Cè uno spettro che si aggira per l'Italia ma al contrario di quello del comunismo evocato da Karl Marx nell'800, non spaventa nessuno. Chi s'imbatte in questo spettro (il Manifesto del partito democratico) ha un'unica reazione: un'intensa noia. Un disperato Stefano Menchini, direttore di Europa, quotidiano della Margherita, ha confessato che il Manifesto non lo fila nessuno. Se ne tratta solo nelle ultime pagine dei giornali. Edmondo Berselli, che pure nei momenti del bisogno non manca di officiare qualche funzione prodiana, su Repubblica scantona. L'unico a far del rumore è Stefano Ceccanti, che nota come l'acuirsi dell'iniziativa della Conferenza episcopale italiana sui Dico coincida con la pubblicazione del Manifesto: post hoc ergo propter hoc.

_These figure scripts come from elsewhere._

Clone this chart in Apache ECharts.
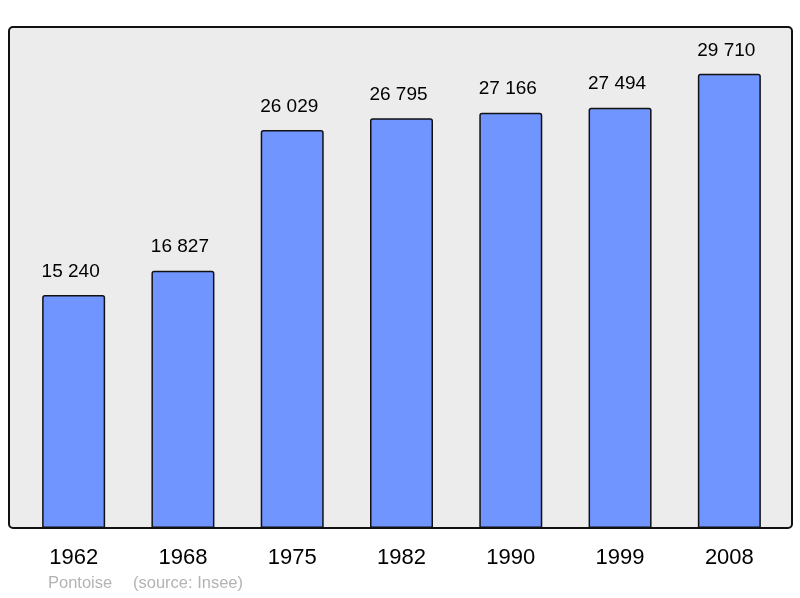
<!DOCTYPE html>
<html lang="fr">
<head>
    <meta charset="UTF-8">
    <title>Pontoise - population</title>
    <script src="https://cdn.jsdelivr.net/npm/echarts@6/dist/echarts.min.js"></script>
    <style>
        html, body { margin: 0; padding: 0; background: #fff; }
        #chart { width: 800px; height: 598px; }
    </style>
</head>
<body>
<div id="chart"></div>
<script>
    // recensements
    var years = ['1962', '1968', '1975', '1982', '1990', '1999', '2008'];
    var population = [15240, 16827, 26029, 26795, 27166, 27494, 29710];
    var commune = 'Pontoise';
    var source = '(source: Insee)';

    function fmt(v) {
        return String(v).replace(/\B(?=(\d{3})+(?!\d))/g, ' ');
    }

    var chart = echarts.init(document.getElementById('chart'));
    chart.setOption({
        animation: false,
        backgroundColor: '#ffffff',
        grid: { left: 19, right: 16, top: 27, bottom: 70 },
        xAxis: {
            type: 'category',
            data: years,
            axisLine: { show: false },
            axisTick: { show: false },
            axisLabel: {
                color: '#000',
                fontSize: 22,
                fontFamily: 'Liberation Sans, Arial, sans-serif',
                margin: 19
            }
        },
        yAxis: {
            type: 'value',
            min: 0,
            max: 32770,
            show: false
        },
        graphic: [
            {
                type: 'rect',
                z: -10,
                shape: { x: 9, y: 27, width: 783, height: 501, r: 4 },
                style: { fill: '#ececec', stroke: '#111', lineWidth: 2 }
            },
            {
                type: 'text',
                left: 48,
                top: 575,
                style: {
                    text: commune,
                    fill: '#b3b3b3',
                    font: '16.5px "Liberation Sans", Arial, sans-serif'
                }
            },
            {
                type: 'text',
                left: 133,
                top: 575,
                style: {
                    text: source,
                    fill: '#b3b3b3',
                    font: '16.5px "Liberation Sans", Arial, sans-serif'
                }
            }
        ],
        series: [{
            type: 'bar',
            data: population,
            barWidth: 63,
            z: 5,
            itemStyle: {
                color: '#7095ff',
                borderColor: '#111',
                borderWidth: 1.5,
                borderRadius: [2, 2, 0, 0]
            },
            label: {
                show: true,
                position: 'top',
                distance: 14,
                offset: [-3, 0],
                color: '#000',
                fontSize: 19,
                fontFamily: 'Liberation Sans, Arial, sans-serif',
                formatter: function (p) { return fmt(p.value); }
            }
        }]
    });
</script>
</body>
</html>
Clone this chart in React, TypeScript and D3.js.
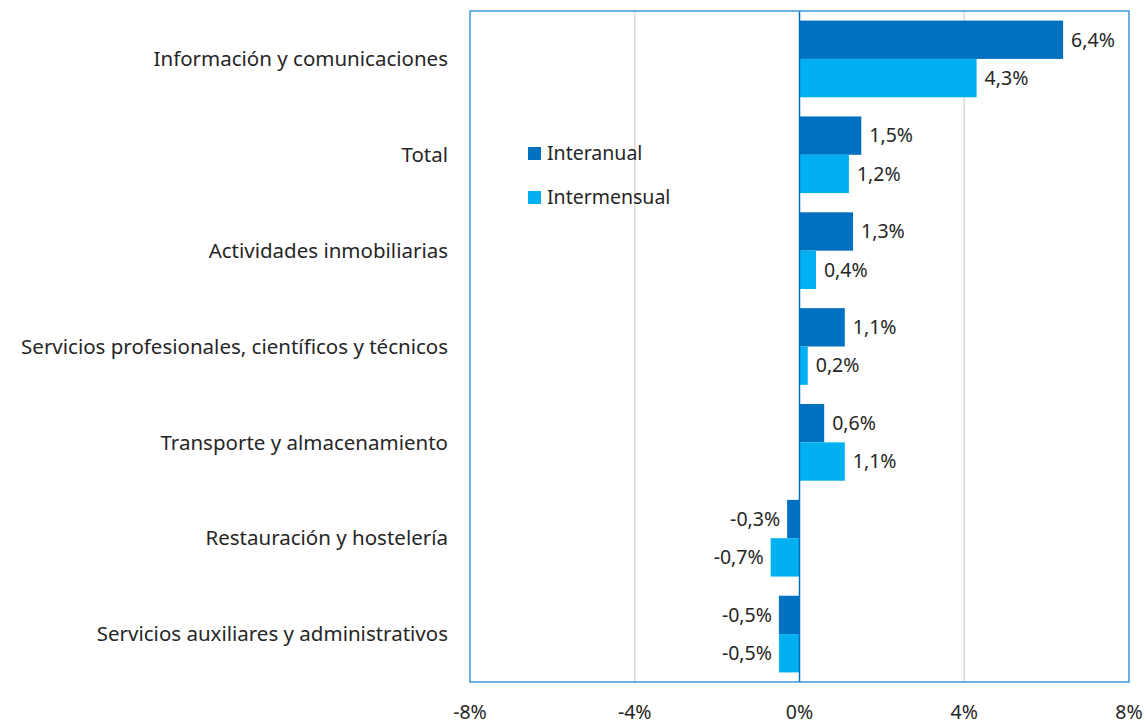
import * as d3 from "d3";

const CATEGORIES = [
  "Información y comunicaciones",
  "Total",
  "Actividades inmobiliarias",
  "Servicios profesionales, científicos y técnicos",
  "Transporte y almacenamiento",
  "Restauración y hostelería",
  "Servicios auxiliares y administrativos",
];
const INTERANUAL = [6.4, 1.5, 1.3, 1.1, 0.6, -0.3, -0.5];
const INTERMENSUAL = [4.3, 1.2, 0.4, 0.2, 1.1, -0.7, -0.5];
const SERIES = ["Interanual", "Intermensual"];
const X_TICKS = [-8, -4, 0, 4, 8];

const COLORS = ["#0070c0", "#00b0f0"];
const WIDTH = 1146;
const HEIGHT = 724;
const MARGIN = { top: 11, right: 17, bottom: 42, left: 470 };
const FONT = "'Noto Sans', sans-serif";
const TEXT = "#262626";

const fmt = (v: number) => `${v.toFixed(1).replace(".", ",")}%`;

export default function App() {
  const x = d3
    .scaleLinear()
    .domain([-8, 8])
    .range([MARGIN.left, WIDTH - MARGIN.right]);
  const y = d3
    .scaleBand()
    .domain(CATEGORIES)
    .range([MARGIN.top, HEIGHT - MARGIN.bottom])
    .paddingInner(0.2)
    .paddingOuter(0.1);
  const inner = d3.scaleBand().domain(SERIES).range([0, y.bandwidth()]);
  const seriesValues = [INTERANUAL, INTERMENSUAL];

  const top = MARGIN.top;
  const bottom = HEIGHT - MARGIN.bottom;

  return (
    <svg
      width={WIDTH}
      height={HEIGHT}
      style={{ position: "absolute", left: 0, top: 0, background: "#fff" }}
      fontFamily={FONT}
    >
      {/* grid */}
      {X_TICKS.filter((t) => t !== 0 && Math.abs(t) !== 8).map((t) => (
        <line
          key={t}
          x1={x(t)}
          x2={x(t)}
          y1={top}
          y2={bottom}
          stroke="#d9d9d9"
          strokeWidth={1.5}
        />
      ))}

      {/* bars */}
      {CATEGORIES.map((c, i) => (
        <g key={c}>
          {SERIES.map((s, k) => {
            const v = seriesValues[k][i];
            const by = (y(c) ?? 0) + (inner(s) ?? 0);
            const x0 = Math.min(x(0), x(v));
            const w = Math.abs(x(v) - x(0));
            return (
              <g key={s}>
                <rect x={x0} y={by} width={w} height={inner.bandwidth()} fill={COLORS[k]} />
                <text
                  x={v >= 0 ? x(v) + 8 : x(v) - 7}
                  y={by + inner.bandwidth() / 2}
                  dy="0.35em"
                  textAnchor={v >= 0 ? "start" : "end"}
                  fontSize={19.5}
                  fill={TEXT}
                >
                  {fmt(v)}
                </text>
              </g>
            );
          })}
          <text
            x={MARGIN.left - 22}
            y={(y(c) ?? 0) + y.bandwidth() / 2}
            dy="0.35em"
            textAnchor="end"
            fontSize={20.5}
            fill={TEXT}
          >
            {c}
          </text>
        </g>
      ))}

      {/* zero line */}
      <line x1={x(0)} x2={x(0)} y1={top} y2={bottom} stroke="#0070c0" strokeWidth={1.5} />

      {/* frame */}
      <rect
        x={MARGIN.left}
        y={top}
        width={WIDTH - MARGIN.left - MARGIN.right}
        height={bottom - top}
        fill="none"
        stroke="#3c96dc"
        strokeWidth={1.5}
      />

      {/* x ticks */}
      {X_TICKS.map((t) => (
        <text key={t} x={x(t)} y={bottom + 37} textAnchor="middle" fontSize={19.5} fill={TEXT}>
          {`${t}%`}
        </text>
      ))}

      {/* legend */}
      {SERIES.map((s, k) => (
        <g key={s} transform={`translate(528, ${147 + k * 44})`}>
          <rect width={13} height={13} fill={COLORS[k]} />
          <text x={19} y={6.5} dy="0.35em" fontSize={19.5} fill={TEXT}>
            {s}
          </text>
        </g>
      ))}
    </svg>
  );
}
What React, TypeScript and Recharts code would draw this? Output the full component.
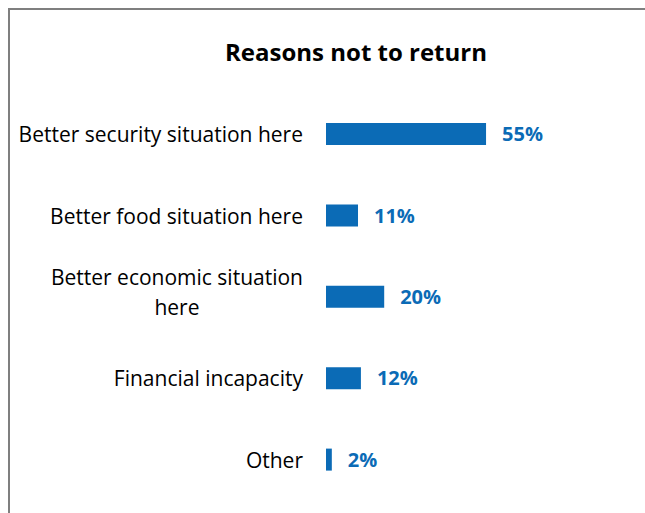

La posizione dei vescovi viene dopo il Manifesto dunque ne è causata. Logica da quattro soldi che vuole diminuire i seri interrogativi morali di Camillo Ruini a politicantismo. L'unico intervento di respiro è di Francesco Giavazzi sul Corriere della Sera: d'altra parte tra i quindici saggi che hanno scritto il Manifesto c'è anche Michele Salvati, intellettuale decisivo nel reggere la linea più o meno criticamente filo centrosinistra del Corriere. Giavazzi è generoso di riconoscimenti per l'accettazione della cultura del merito e della concorrenza nel Manifesto, ma muove un'obiezione dirimente: dove stanno appesi tutti questi buoni propositi? È il quesito di fondo per un documento che dovrebbe battezzare il nuovo partito: che analisi storica c'è, che lettura dei processi concreti? Si parla di Europa come orizzonte ma senza riflessione sul perché in due Paesi da sempre ultraeuropeisti, Francia e Olanda, il referendum sulla Costituzione è stato bocciato.
Si sceglie la Costituzione italiana come cornice della politica del Partito democratico, ma non si spiega come proprio la Costituzione del 1947 abbia portato alla crisi devastante del 1992 che ha liquidato i partiti architrave del sistema. Si dice di volere superare i partiti fondati su «religione» e «classe» e non si osa citare con il loro nome quella che costituisce parte decisiva della nuova avventura, l'esperienza della sinistra Dc e del Pci. L'Islam è citato una sola volta. La Cina è un'opportunità. Della Russia non si parla. Non vengono nominate Cgil, Cisl, Uil. Si parla di «religione» non di cattolicesimo e tanto meno di Chiesa. Si trova di tutto nel documento ma non esiste il termine «banche», pur elemento centrale dell'economia nazionale e fondamentale nel blocco di potere del centrosinistra.
Si avanzano astratte proposte sulle proprietà dei giornali ma non si ringrazia quegli stessi giornali, condizionati da impure proprietà, per avere propiziato la vittoria del centrosinistra.